>>>
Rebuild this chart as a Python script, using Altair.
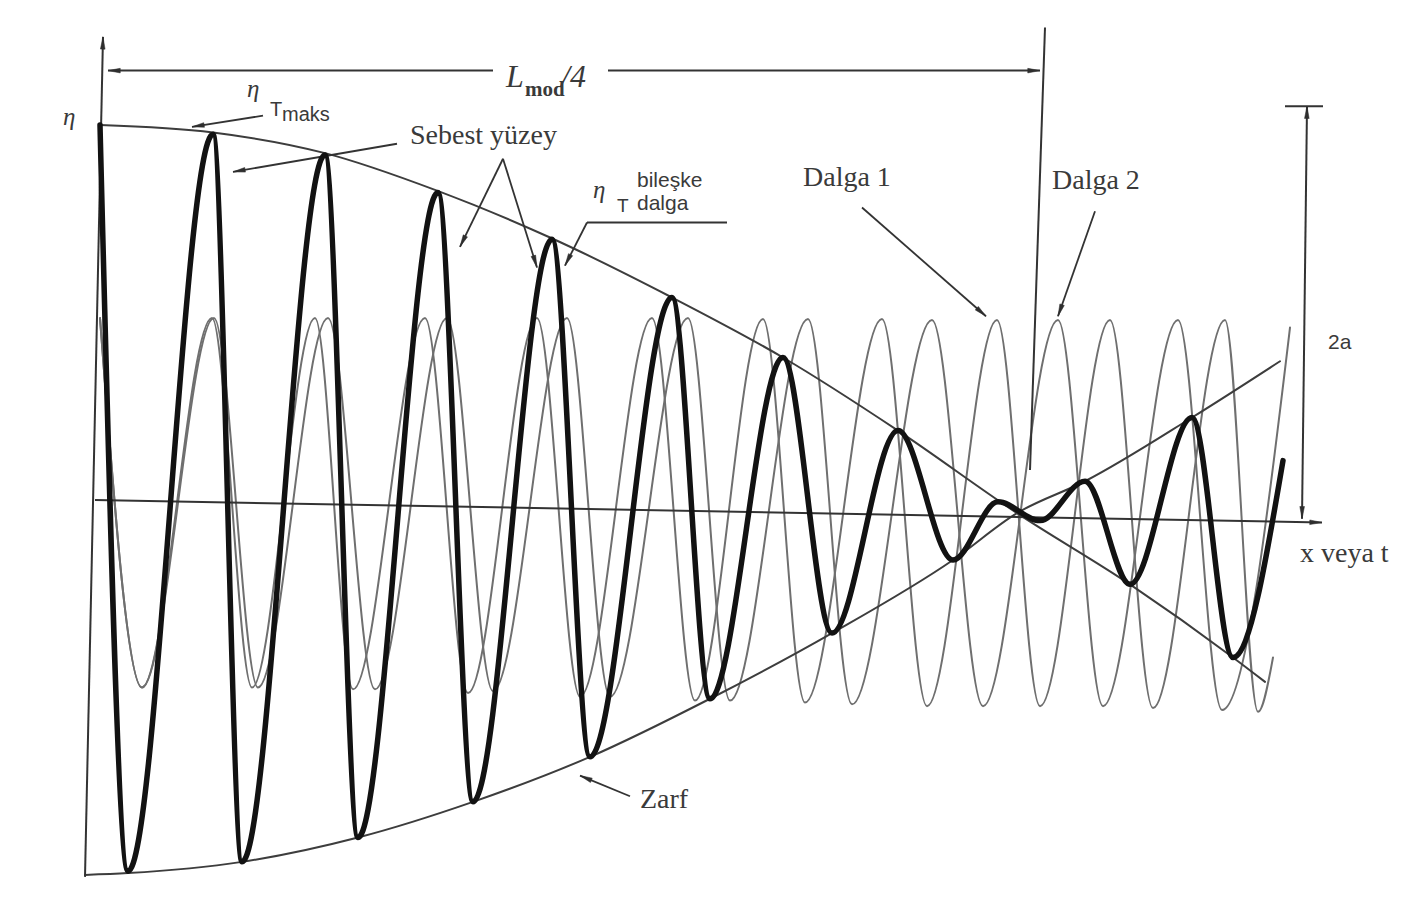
import math
import altair as alt
import pandas as pd

# ---------------- values ----------------
# x : "x veya t" (arbitrary units), eta : surface elevation in units of a
dalga1_x = [0.00, 0.42, 1.12, 1.52, 2.15, 2.53, 3.25, 3.68, 4.37, 4.80, 5.52, 5.95,
            6.63, 7.05, 7.82, 8.27, 8.97, 9.40, 10.10, 10.53, 11.25, 11.58, 11.73]
dalga1_eta = [0.97, -1.00, 0.97, -1.00, 0.97, -1.01, 0.97, -1.03, 0.97, -1.05, 0.97, -1.07,
              0.965, -1.08, 0.965, -1.10, 0.96, -1.10, 0.96, -1.11, 0.96, -1.13, -0.84]

dalga2_x = [0.00, 0.42, 1.14, 1.58, 2.28, 2.75, 3.47, 3.93, 4.67, 5.10, 5.88, 6.30,
            7.08, 7.52, 8.32, 8.83, 9.58, 10.03, 10.78, 11.22, 11.90]
dalga2_eta = [0.97, -1.00, 0.97, -1.00, 0.97, -1.01, 0.97, -1.02, 0.97, -1.05, 0.97, -1.07,
              0.965, -1.09, 0.96, -1.10, 0.96, -1.10, 0.96, -1.12, 0.92]

bileske_x = [0.00, 0.28, 1.13, 1.42, 2.25, 2.58, 3.38, 3.73, 4.52, 4.90, 5.72, 6.10,
             6.83, 7.32, 7.98, 8.53, 8.98, 9.40, 9.85, 10.30, 10.92, 11.33, 11.83]
bileske_eta = [2.00, -1.98, 1.95, -1.93, 1.84, -1.80, 1.64, -1.61, 1.39, -1.37, 1.08, -1.06,
               0.76, -0.71, 0.37, -0.32, -0.01, -0.11, 0.10, -0.45, 0.44, -0.84, 0.21]

zarf_ust_x = [0.00, 1.13, 2.25, 3.37, 4.50, 5.72, 6.83, 7.98, 9.17, 10.30, 11.33, 11.65]
zarf_ust_eta = [2.00, 1.96, 1.85, 1.65, 1.40, 1.08, 0.76, 0.37, -0.07, -0.45, -0.84, -0.97]

zarf_alt_x = [-0.15, 0.28, 1.42, 2.58, 3.73, 4.90, 6.10, 7.32, 8.53, 9.17, 9.85, 10.92, 11.80]
zarf_alt_eta = [-2.00, -1.99, -1.93, -1.80, -1.61, -1.37, -1.06, -0.71, -0.32, -0.07, 0.10, 0.44, 0.74]

# axes and dimension lines: (x, eta) -> (x2, eta2)
axis_segments = [
    (-0.15, -2.01, 0.03, 2.47),    # eta axis
    (-0.05, 0.00, 12.22, -0.12),   # x axis
    (0.08, 2.29, 3.93, 2.29),      # L_mod/4 left part
    (5.08, 2.29, 9.40, 2.29),      # L_mod/4 right part
    (9.45, 2.52, 9.30, 0.16),      # L_mod/4 end line
    (12.07, 2.10, 12.02, -0.10),   # 2a dimension
    (11.85, 2.10, 12.23, 2.10),    # 2a cap
]
# leader lines, drawn from label towards the pointed item
leader_segments = [
    (1.63, 2.05, 0.92, 1.99),      # eta T maks
    (2.97, 1.90, 1.33, 1.75),      # Sebest yuzey (left)
    (4.03, 1.82, 3.60, 1.35),      # Sebest yuzey
    (4.03, 1.82, 4.37, 1.24),      # Sebest yuzey
    (6.27, 1.48, 4.87, 1.48),      # bileske dalga
    (4.87, 1.48, 4.65, 1.25),      # bileske dalga
    (7.62, 1.56, 8.86, 0.98),      # Dalga 1
    (9.95, 1.54, 9.58, 0.98),      # Dalga 2
    (5.30, -1.58, 4.80, -1.47),    # Zarf
]
# arrow heads: tip (x, eta) and the point the line comes from
arrow_heads = [
    (0.03, 2.47, -0.15, -2.01),
    (12.22, -0.12, -0.05, 0.00),
    (0.08, 2.29, 3.93, 2.29),
    (9.40, 2.29, 5.08, 2.29),
    (12.07, 2.10, 12.02, -0.10),
    (12.02, -0.10, 12.07, 2.10),
    (0.92, 1.99, 1.63, 2.05),
    (1.33, 1.75, 2.97, 1.90),
    (3.60, 1.35, 4.03, 1.82),
    (4.37, 1.24, 4.03, 1.82),
    (4.65, 1.25, 4.87, 1.48),
    (8.86, 0.98, 7.62, 1.56),
    (9.58, 0.98, 9.95, 1.54),
    (4.80, -1.47, 5.30, -1.58),
]

# labels: (x, eta, text, style)
labels = [
    (-0.37, 2.00, "η", "greek"),
    (1.47, 2.15, "η", "greek"),
    (1.70, 2.05, "T", "sans20"),
    (1.82, 2.02, "maks", "sans20"),
    (3.10, 1.90, "Sebest yüzey", "serif"),
    (4.06, 2.20, "L", "italic_big"),
    (4.25, 2.155, "mod", "sub"),
    (4.61, 2.20, "/4", "italic_big"),
    (4.93, 1.61, "η", "greek"),
    (5.17, 1.536, "T", "sans19"),
    (5.37, 1.67, "bileşke", "sans21"),
    (5.37, 1.545, "dalga", "sans21"),
    (7.03, 1.675, "Dalga 1", "serif"),
    (9.52, 1.659, "Dalga 2", "serif"),
    (12.28, 0.805, "2a", "sans21"),
    (12.00, -0.331, "x veya t", "serif"),
    (5.40, -1.643, "Zarf", "serif"),
]

# ---------------- frame ----------------
W, H = 1386, 887
X_MIN, X_MAX = -0.92, 12.94
Y_MIN, Y_MAX = -2.1067, 2.624
PX_X = W / (X_MAX - X_MIN)
PX_Y = H / (Y_MAX - Y_MIN)

xs = alt.Scale(domain=[X_MIN, X_MAX], nice=False, zero=False)
ys = alt.Scale(domain=[Y_MIN, Y_MAX], nice=False, zero=False)


def enc_xy(xf="x", yf="eta"):
    return dict(x=alt.X(f"{xf}:Q", scale=xs, axis=None),
                y=alt.Y(f"{yf}:Q", scale=ys, axis=None))


def line_layer(xv, yv, color, width):
    df = pd.DataFrame({"x": xv, "eta": yv})
    return alt.Chart(df).mark_line(interpolate="monotone", color=color,
                                   strokeWidth=width, strokeCap="round",
                                   strokeJoin="round").encode(**enc_xy())


def seg_layer(segs, color, width):
    df = pd.DataFrame(segs, columns=["x", "eta", "x2", "eta2"])
    return alt.Chart(df).mark_rule(color=color, strokeWidth=width).encode(
        **enc_xy(), x2="x2:Q", y2="eta2:Q")


# arrow heads: narrow triangles rotated along the line direction
SIZE = 150
HEAD = "M0,-1L0.38,1L-0.38,1Z"
r = math.sqrt(SIZE) / 2
rows = []
for tx, ty, fx, fy in arrow_heads:
    dx = (tx - fx) * PX_X
    dy = -(ty - fy) * PX_Y
    n = math.hypot(dx, dy)
    ux, uy = dx / n, dy / n
    ang = math.degrees(math.atan2(ux, -uy)) % 360
    cx = tx - ux * r / PX_X
    cy = ty + uy * r / PX_Y
    rows.append({"x": cx, "eta": cy, "ang": ang})
heads_df = pd.DataFrame(rows)
heads = alt.Chart(heads_df).mark_point(shape=HEAD, filled=True, size=SIZE,
                                       fill="#2e2e2e", fillOpacity=1, opacity=1,
                                       stroke="#2e2e2e", strokeWidth=0.5).encode(
    **enc_xy(), angle=alt.Angle("ang:Q", scale=None))

TXT = "#3a3a3a"
styles = {
    "greek": dict(font="Liberation Serif", fontSize=25, fontStyle="italic"),
    "sans20": dict(font="Liberation Sans", fontSize=20),
    "sans19": dict(font="Liberation Sans", fontSize=19),
    "sans21": dict(font="Liberation Sans", fontSize=21),
    "serif": dict(font="Liberation Serif", fontSize=28),
    "italic_big": dict(font="Liberation Serif", fontSize=32, fontStyle="italic"),
    "sub": dict(font="Liberation Serif", fontSize=21, fontWeight="bold"),
}
lab_df = pd.DataFrame(labels, columns=["x", "eta", "t", "style"])
text_layers = []
for key, st in styles.items():
    sub = lab_df[lab_df["style"] == key]
    if len(sub) == 0:
        continue
    text_layers.append(
        alt.Chart(sub).mark_text(align="left", baseline="alphabetic", color=TXT, **st)
        .encode(**enc_xy(), text="t:N"))

layers = [
    line_layer(dalga1_x, dalga1_eta, "#6f6f6f", 2.0),
    line_layer(dalga2_x, dalga2_eta, "#6f6f6f", 2.0),
    line_layer(zarf_ust_x, zarf_ust_eta, "#3d3d3d", 2.0),
    line_layer(zarf_alt_x, zarf_alt_eta, "#3d3d3d", 2.0),
    seg_layer(axis_segments, "#333333", 2.0),
    seg_layer(leader_segments, "#333333", 1.8),
    line_layer(bileske_x, bileske_eta, "#121212", 5.5),
    heads,
] + text_layers

chart = alt.layer(*layers).properties(
    width=W, height=H,
    autosize=alt.AutoSizeParams(type="none"),
    padding=0,
    background="white",
).configure_view(strokeWidth=0)

chart.save("out.html", embed_options={"renderer": "svg", "actions": False})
<<<
--- GOAL OF THE EXERCISE ---
Skip the pictures and restate exactly the lines from the beginning of the listing to the line with "0.96, -1.13, -0.84]", that line included.

--- EXERCISE OUTPUT ---
Rebuild this chart as a Python script, using Altair.
import math
import altair as alt
import pandas as pd

# ---------------- values ----------------
# x : "x veya t" (arbitrary units), eta : surface elevation in units of a
dalga1_x = [0.00, 0.42, 1.12, 1.52, 2.15, 2.53, 3.25, 3.68, 4.37, 4.80, 5.52, 5.95,
            6.63, 7.05, 7.82, 8.27, 8.97, 9.40, 10.10, 10.53, 11.25, 11.58, 11.73]
dalga1_eta = [0.97, -1.00, 0.97, -1.00, 0.97, -1.01, 0.97, -1.03, 0.97, -1.05, 0.97, -1.07,
              0.965, -1.08, 0.965, -1.10, 0.96, -1.10, 0.96, -1.11, 0.96, -1.13, -0.84]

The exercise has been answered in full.